Fifteen years since he trialled his first bio-stimulant Buntine farmer Stuart McAlpine is playing the long game with organic amendments and happy with the results.
A keen employer of regenerative farming practices, the fourth generation Wheatbelt grower still uses the organic stimulant he introduced to the paddocks at his 5000 hectare enterprise in 2006.
Despite the arid climate and occasional dry year since, he says he has seen a major improvement in soil structure and health and a reduction in his reliance on fungicides and pesticides.
“I was probably fortunate that I did actually see some yield, which is what everyone is looking for,” he said.
“But I was probably more interested in the better grain quality that I saw from it in tougher conditions.

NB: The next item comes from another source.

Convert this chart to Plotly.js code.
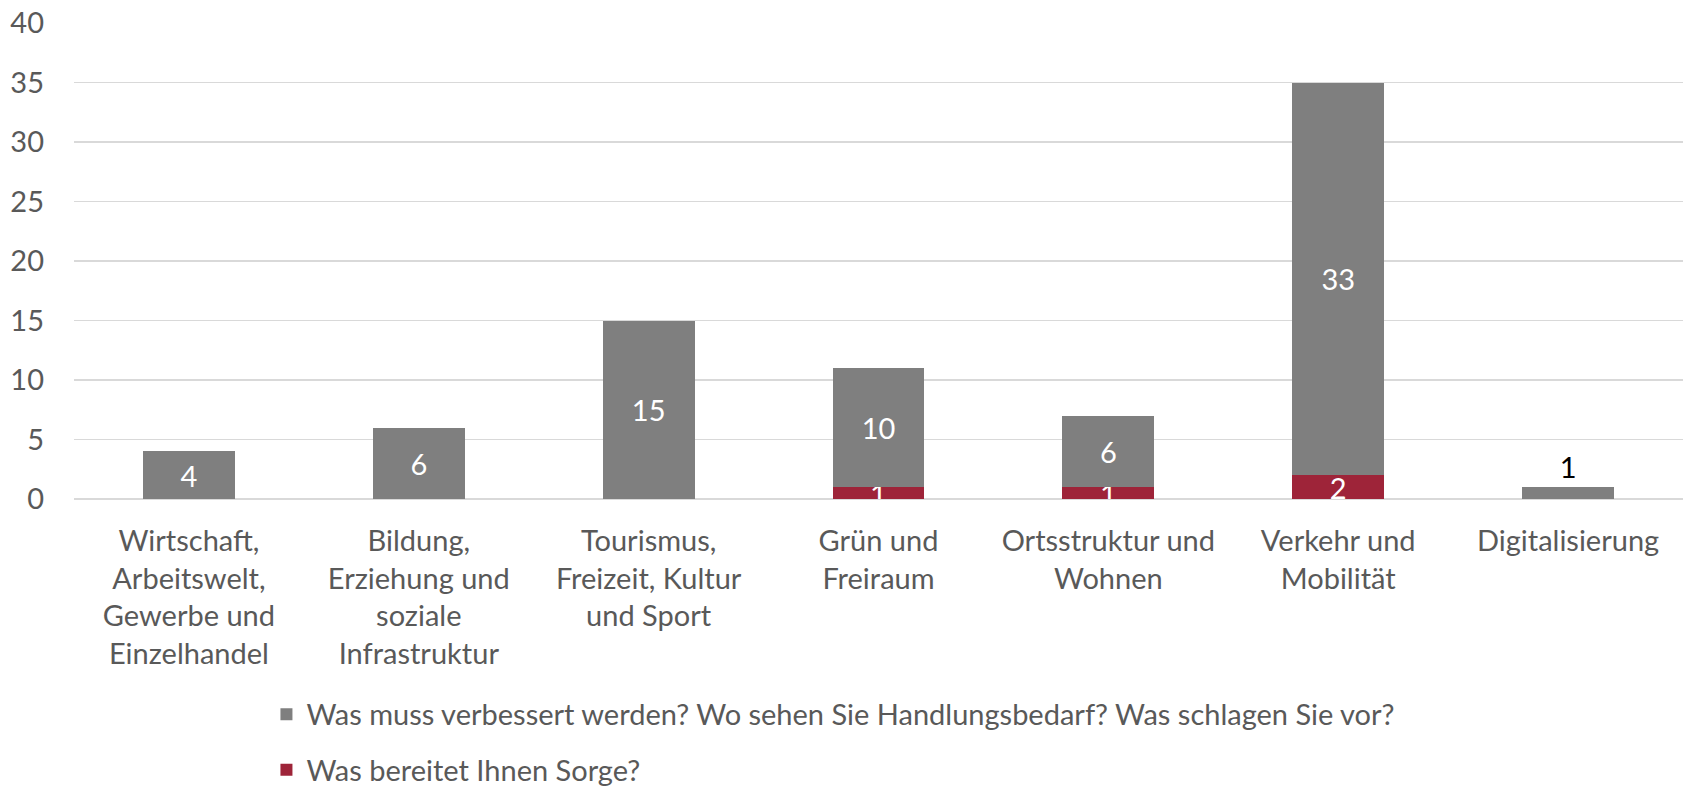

“I was seeing quite a quick change in soil structure, particularly in the lighter country, a little bit slower in the heavier country.
“That has continued to improve over time.”

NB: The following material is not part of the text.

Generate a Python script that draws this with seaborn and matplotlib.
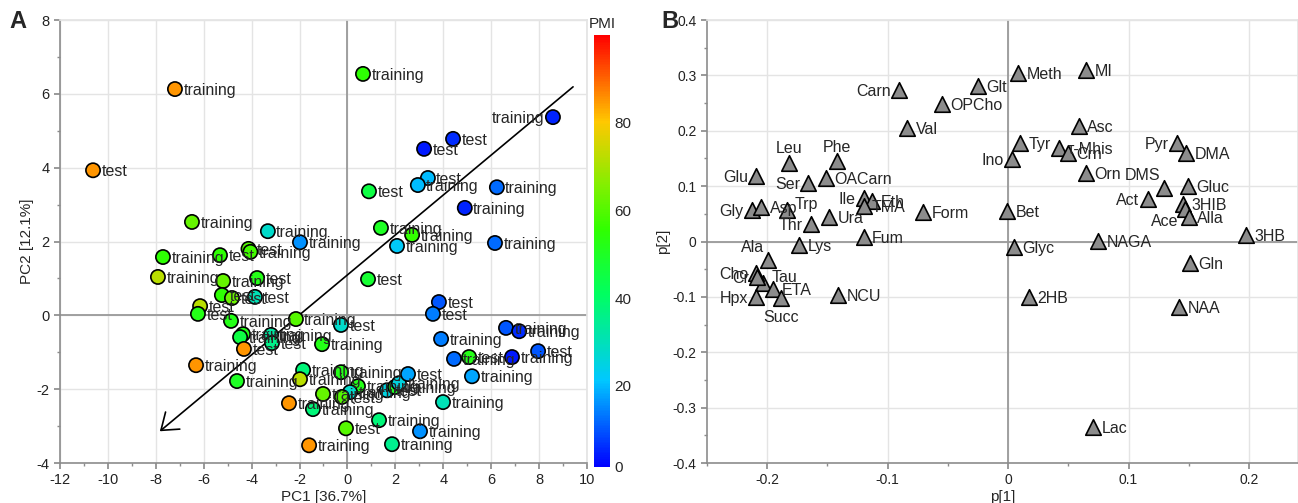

McAlpine is one of three farmers and soil health advocates who will take to the stage in Wongan Hills on March 18 for the Wheatbelt NRM bio-amendments workshop, Composting for Soil Carbon.
While he acknowledges all treatments, both organic and inorganic, will behave differently with different soil types, conditions and seasonal variances, he believes his approach has brought significant improvements over the long term.

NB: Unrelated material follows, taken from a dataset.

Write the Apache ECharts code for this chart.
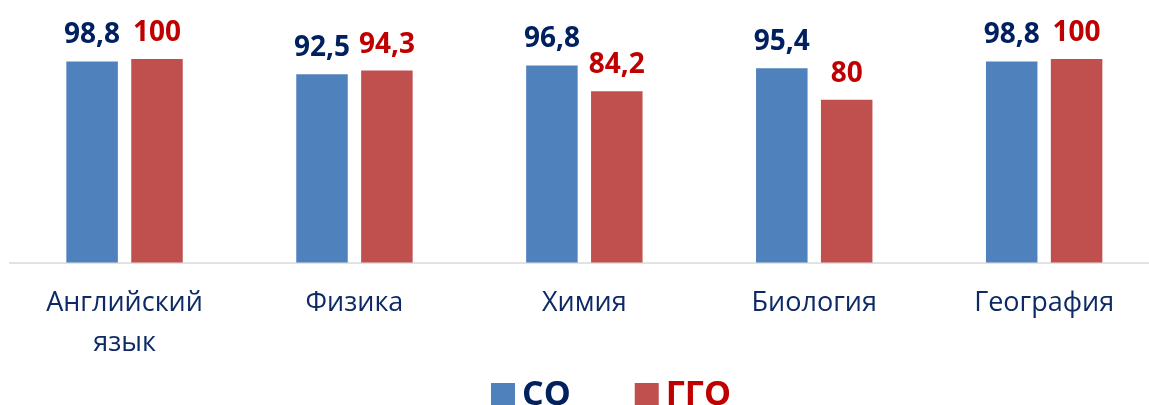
<!DOCTYPE html>
<html><head><meta charset="utf-8">
<script src="https://cdn.jsdelivr.net/npm/echarts@6/dist/echarts.min.js"></script>
<style>html,body{margin:0;padding:0;background:#fff;overflow:hidden;width:1149px;height:405px}#c{width:1160px;height:405px}</style>
</head><body><div id="c"></div>
<script>
const categories = ['Английский\nязык', 'Физика', 'Химия', 'Биология', 'География'];
const seriesNames = ['СО', 'ГГО'];
const valuesCO = [98.8, 92.5, 96.8, 95.4, 98.8];
const valuesGGO = [100, 94.3, 84.2, 80, 100];

const chart = echarts.init(document.getElementById('c'));
const fmt = p => String(p.value).replace('.', ',');
chart.setOption({
  animation: false,
  legend: {
    left: 486, top: 373,
    itemWidth: 24, itemHeight: 24, itemGap: 64,
    icon: 'rect',
    data: [
      {name: seriesNames[0], textStyle: {color: '#002060'}},
      {name: seriesNames[1], textStyle: {color: '#C00000'}}
    ],
    textStyle: {fontFamily: 'Open Sans', fontWeight: 'bold', fontSize: 34, padding: [0,0,0,2]}
  },
  grid: {left: 9.6, right: 0.9, top: 59, height: 203.5, containLabel: false},
  xAxis: {
    type: 'category', data: categories,
    axisLine: {lineStyle: {color: '#d9d9d9', width: 1.5}},
    axisTick: {show: false},
    axisLabel: {interval: 0, color: '#0d2a66', fontFamily: 'Open Sans', fontSize: 27, lineHeight: 40, margin: 21}
  },
  yAxis: {type: 'value', min: 0, max: 100, show: false, splitLine: {show: false}},
  series: [
    {name: seriesNames[0], type: 'bar', data: valuesCO, barWidth: 51.5, barGap: '26%',
     itemStyle: {color: '#4F81BD'},
     label: {show: true, position: 'top', distance: 12, formatter: fmt, color: '#002060', fontFamily: 'Open Sans', fontWeight: 'bold', fontSize: 28}},
    {name: seriesNames[1], type: 'bar', data: valuesGGO, barWidth: 51.5,
     itemStyle: {color: '#C0504D'},
     label: {show: true, position: 'top', distance: 12, formatter: fmt, color: '#C00000', fontFamily: 'Open Sans', fontWeight: 'bold', fontSize: 28}}
  ]
});
</script></body></html>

“I’ve probably focused more on the longer term benefits of building a better soil foundation to allow for better soil structure, planned health and greater efficiencies,” he said.
“The other thing that I’ve noticed is that my fertiliser usage has been lessened over time as I’ve had more trust in the biological systems.”
McAlpine is working with Wheatbelt NRM in a national project funded through the Cooperative Research Centre for High Performance Soils.
His farm is part of research comparing carbon function in soils of established regenerative farms compared to paired conventional properties.
It is hoped the analysis will shed some light on whether carbon capture and storage differs in agricultural systems aimed at stimulating natural renewal.
This project is supported by funding from the Australian Government’s National Landcare Program.